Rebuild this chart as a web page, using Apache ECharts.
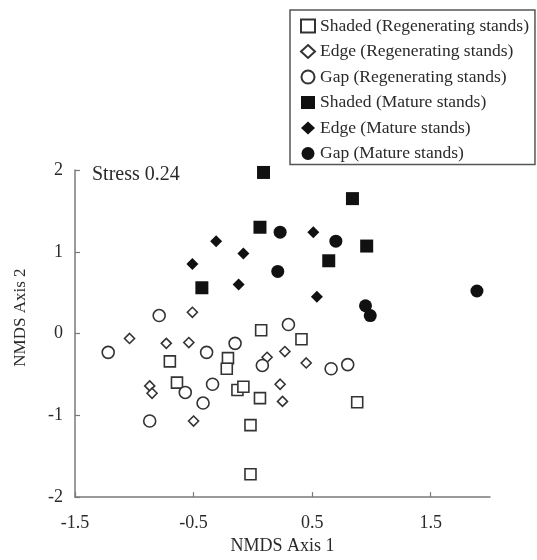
<!DOCTYPE html>
<html>
<head>
<meta charset="utf-8">
<script src="https://cdn.jsdelivr.net/npm/echarts@6/dist/echarts.min.js"></script>
<style>
  html, body { margin: 0; padding: 0; background: #fff; }
  #chart { width: 537px; height: 560px; }
</style>
</head>
<body>
<div id="chart"></div>
<script>
// ---- Data (NMDS axis 1, NMDS axis 2) ----
const shadedRegen = [[0.07,0.04],[0.41,-0.07],[-0.70,-0.34],[-0.21,-0.30],[-0.22,-0.43],[-0.64,-0.60],[-0.13,-0.69],[-0.08,-0.65],[0.06,-0.79],[-0.02,-1.12],[-0.02,-1.72],[0.88,-0.84]];
const edgeRegen = [[-0.51,0.26],[-1.04,-0.06],[-0.73,-0.12],[-0.54,-0.11],[0.27,-0.22],[0.12,-0.29],[0.45,-0.36],[-0.87,-0.64],[-0.85,-0.73],[0.23,-0.62],[0.25,-0.83],[-0.50,-1.07]];
const gapRegen = [[0.30,0.11],[-0.79,0.22],[-1.22,-0.23],[-0.39,-0.23],[-0.15,-0.12],[0.08,-0.39],[0.66,-0.43],[0.80,-0.38],[-0.57,-0.72],[-0.34,-0.62],[-0.42,-0.85],[-0.87,-1.07]];
const shadedMature = [[0.09,1.97],[0.84,1.65],[0.06,1.30],[0.96,1.07],[0.64,0.89],[-0.43,0.56]];
const edgeMature = [[0.51,1.24],[-0.31,1.13],[-0.08,0.98],[-0.51,0.85],[-0.12,0.60],[0.54,0.45]];
const gapMature = [[0.23,1.24],[0.70,1.13],[0.21,0.76],[1.89,0.52],[0.95,0.34],[0.99,0.22]];

const seriesNames = [
  'Shaded (Regenerating stands)',
  'Edge (Regenerating stands)',
  'Gap (Regenerating stands)',
  'Shaded (Mature stands)',
  'Edge (Mature stands)',
  'Gap (Mature stands)'
];
const stressLabel = 'Stress 0.24';
const xTitle = 'NMDS Axis 1';
const yTitle = 'NMDS Axis 2';

const FONT = '"Liberation Serif", "DejaVu Serif", serif';
const TXT = '#2a2a2a';
const AX = '#7a7a7a';

function mk(name, data, symbol, size, filled) {
  return {
    name: name,
    type: 'scatter',
    data: data,
    symbol: symbol,
    symbolSize: size,
    itemStyle: filled
      ? { color: '#111', borderColor: '#111', borderWidth: 0, opacity: 1 }
      : { color: '#fff', borderColor: '#333', borderWidth: 1.6, opacity: 1 },
    emphasis: { disabled: true },
    z: filled ? 3 : 2
  };
}

const chart = echarts.init(document.getElementById('chart'), null, { renderer: 'canvas' });
chart.setOption({
  animation: false,
  backgroundColor: '#fff',
  textStyle: { fontFamily: FONT },
  grid: { left: 75, right: 47, top: 170, bottom: 61, containLabel: false },
  legend: {
    orient: 'vertical',
    left: 290,
    top: 10,
    padding: [7, 6, 2, 10],
    itemWidth: 14,
    itemHeight: 13,
    itemGap: 7.5,
    borderColor: '#555',
    borderWidth: 1.5,
    textStyle: { fontFamily: FONT, fontSize: 17.5, lineHeight: 18, color: TXT },
    data: seriesNames,
    selectedMode: false
  },
  xAxis: {
    type: 'value',
    min: -1.5,
    max: 2.0,
    interval: 1,
    name: xTitle,
    nameLocation: 'middle',
    nameGap: 34,
    nameTextStyle: { fontFamily: FONT, fontSize: 18, color: TXT },
    axisLine: { show: true, onZero: false, lineStyle: { color: AX, width: 1.5 } },
    axisTick: { show: true, inside: true, length: 5, lineStyle: { color: AX, width: 1.2 } },
    axisLabel: {
      fontFamily: FONT, fontSize: 18, color: TXT, margin: 17,
      showMaxLabel: false,
      formatter: function (v) { return Math.abs(v - 2) < 1e-9 ? '' : String(v); }
    },
    splitLine: { show: false }
  },
  yAxis: {
    type: 'value',
    min: -2,
    max: 2,
    interval: 1,
    name: yTitle,
    nameLocation: 'middle',
    nameGap: 46,
    nameRotate: 90,
    nameTextStyle: { fontFamily: FONT, fontSize: 17, color: TXT, padding: [0, 0, 0, 32] },
    axisLine: { show: true, onZero: false, lineStyle: { color: AX, width: 1.5 } },
    axisTick: { show: true, inside: true, length: 5, lineStyle: { color: AX, width: 1.2 } },
    axisLabel: { fontFamily: FONT, fontSize: 18, color: TXT, margin: 12 },
    splitLine: { show: false }
  },
  graphic: [
    {
      type: 'text',
      left: 92,
      top: 165,
      style: { text: stressLabel, font: '20px ' + FONT, fill: TXT }
    }
  ],
  series: [
    mk(seriesNames[0], shadedRegen, 'rect', 11, false),
    mk(seriesNames[1], edgeRegen, 'diamond', 10, false),
    mk(seriesNames[2], gapRegen, 'circle', 12, false),
    mk(seriesNames[3], shadedMature, 'rect', 13, true),
    mk(seriesNames[4], edgeMature, 'diamond', 12, true),
    mk(seriesNames[5], gapMature, 'circle', 13, true)
  ]
});
</script>
</body>
</html>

☆ ☆ ☆ ☆ ☆

■ WHAT IS BEING ASKED:
Skip every picture and transcribe the data above exactly.

■ FULL ANSWER:
Rebuild this chart as a web page, using Apache ECharts.
<!DOCTYPE html>
<html>
<head>
<meta charset="utf-8">
<script src="https://cdn.jsdelivr.net/npm/echarts@6/dist/echarts.min.js"></script>
<style>
  html, body { margin: 0; padding: 0; background: #fff; }
  #chart { width: 537px; height: 560px; }
</style>
</head>
<body>
<div id="chart"></div>
<script>
// ---- Data (NMDS axis 1, NMDS axis 2) ----
const shadedRegen = [[0.07,0.04],[0.41,-0.07],[-0.70,-0.34],[-0.21,-0.30],[-0.22,-0.43],[-0.64,-0.60],[-0.13,-0.69],[-0.08,-0.65],[0.06,-0.79],[-0.02,-1.12],[-0.02,-1.72],[0.88,-0.84]];
const edgeRegen = [[-0.51,0.26],[-1.04,-0.06],[-0.73,-0.12],[-0.54,-0.11],[0.27,-0.22],[0.12,-0.29],[0.45,-0.36],[-0.87,-0.64],[-0.85,-0.73],[0.23,-0.62],[0.25,-0.83],[-0.50,-1.07]];
const gapRegen = [[0.30,0.11],[-0.79,0.22],[-1.22,-0.23],[-0.39,-0.23],[-0.15,-0.12],[0.08,-0.39],[0.66,-0.43],[0.80,-0.38],[-0.57,-0.72],[-0.34,-0.62],[-0.42,-0.85],[-0.87,-1.07]];
const shadedMature = [[0.09,1.97],[0.84,1.65],[0.06,1.30],[0.96,1.07],[0.64,0.89],[-0.43,0.56]];
const edgeMature = [[0.51,1.24],[-0.31,1.13],[-0.08,0.98],[-0.51,0.85],[-0.12,0.60],[0.54,0.45]];
const gapMature = [[0.23,1.24],[0.70,1.13],[0.21,0.76],[1.89,0.52],[0.95,0.34],[0.99,0.22]];

const seriesNames = [
  'Shaded (Regenerating stands)',
  'Edge (Regenerating stands)',
  'Gap (Regenerating stands)',
  'Shaded (Mature stands)',
  'Edge (Mature stands)',
  'Gap (Mature stands)'
];
const stressLabel = 'Stress 0.24';
const xTitle = 'NMDS Axis 1';
const yTitle = 'NMDS Axis 2';

const FONT = '"Liberation Serif", "DejaVu Serif", serif';
const TXT = '#2a2a2a';
const AX = '#7a7a7a';

function mk(name, data, symbol, size, filled) {
  return {
    name: name,
    type: 'scatter',
    data: data,
    symbol: symbol,
    symbolSize: size,
    itemStyle: filled
      ? { color: '#111', borderColor: '#111', borderWidth: 0, opacity: 1 }
      : { color: '#fff', borderColor: '#333', borderWidth: 1.6, opacity: 1 },
    emphasis: { disabled: true },
    z: filled ? 3 : 2
  };
}

const chart = echarts.init(document.getElementById('chart'), null, { renderer: 'canvas' });
chart.setOption({
  animation: false,
  backgroundColor: '#fff',
  textStyle: { fontFamily: FONT },
  grid: { left: 75, right: 47, top: 170, bottom: 61, containLabel: false },
  legend: {
    orient: 'vertical',
    left: 290,
    top: 10,
    padding: [7, 6, 2, 10],
    itemWidth: 14,
    itemHeight: 13,
    itemGap: 7.5,
    borderColor: '#555',
    borderWidth: 1.5,
    textStyle: { fontFamily: FONT, fontSize: 17.5, lineHeight: 18, color: TXT },
    data: seriesNames,
    selectedMode: false
  },
  xAxis: {
    type: 'value',
    min: -1.5,
    max: 2.0,
    interval: 1,
    name: xTitle,
    nameLocation: 'middle',
    nameGap: 34,
    nameTextStyle: { fontFamily: FONT, fontSize: 18, color: TXT },
    axisLine: { show: true, onZero: false, lineStyle: { color: AX, width: 1.5 } },
    axisTick: { show: true, inside: true, length: 5, lineStyle: { color: AX, width: 1.2 } },
    axisLabel: {
      fontFamily: FONT, fontSize: 18, color: TXT, margin: 17,
      showMaxLabel: false,
      formatter: function (v) { return Math.abs(v - 2) < 1e-9 ? '' : String(v); }
    },
    splitLine: { show: false }
  },
  yAxis: {
    type: 'value',
    min: -2,
    max: 2,
    interval: 1,
    name: yTitle,
    nameLocation: 'middle',
    nameGap: 46,
    nameRotate: 90,
    nameTextStyle: { fontFamily: FONT, fontSize: 17, color: TXT, padding: [0, 0, 0, 32] },
    axisLine: { show: true, onZero: false, lineStyle: { color: AX, width: 1.5 } },
    axisTick: { show: true, inside: true, length: 5, lineStyle: { color: AX, width: 1.2 } },
    axisLabel: { fontFamily: FONT, fontSize: 18, color: TXT, margin: 12 },
    splitLine: { show: false }
  },
  graphic: [
    {
      type: 'text',
      left: 92,
      top: 165,
      style: { text: stressLabel, font: '20px ' + FONT, fill: TXT }
    }
  ],
  series: [
    mk(seriesNames[0], shadedRegen, 'rect', 11, false),
    mk(seriesNames[1], edgeRegen, 'diamond', 10, false),
    mk(seriesNames[2], gapRegen, 'circle', 12, false),
    mk(seriesNames[3], shadedMature, 'rect', 13, true),
    mk(seriesNames[4], edgeMature, 'diamond', 12, true),
    mk(seriesNames[5], gapMature, 'circle', 13, true)
  ]
});
</script>
</body>
</html>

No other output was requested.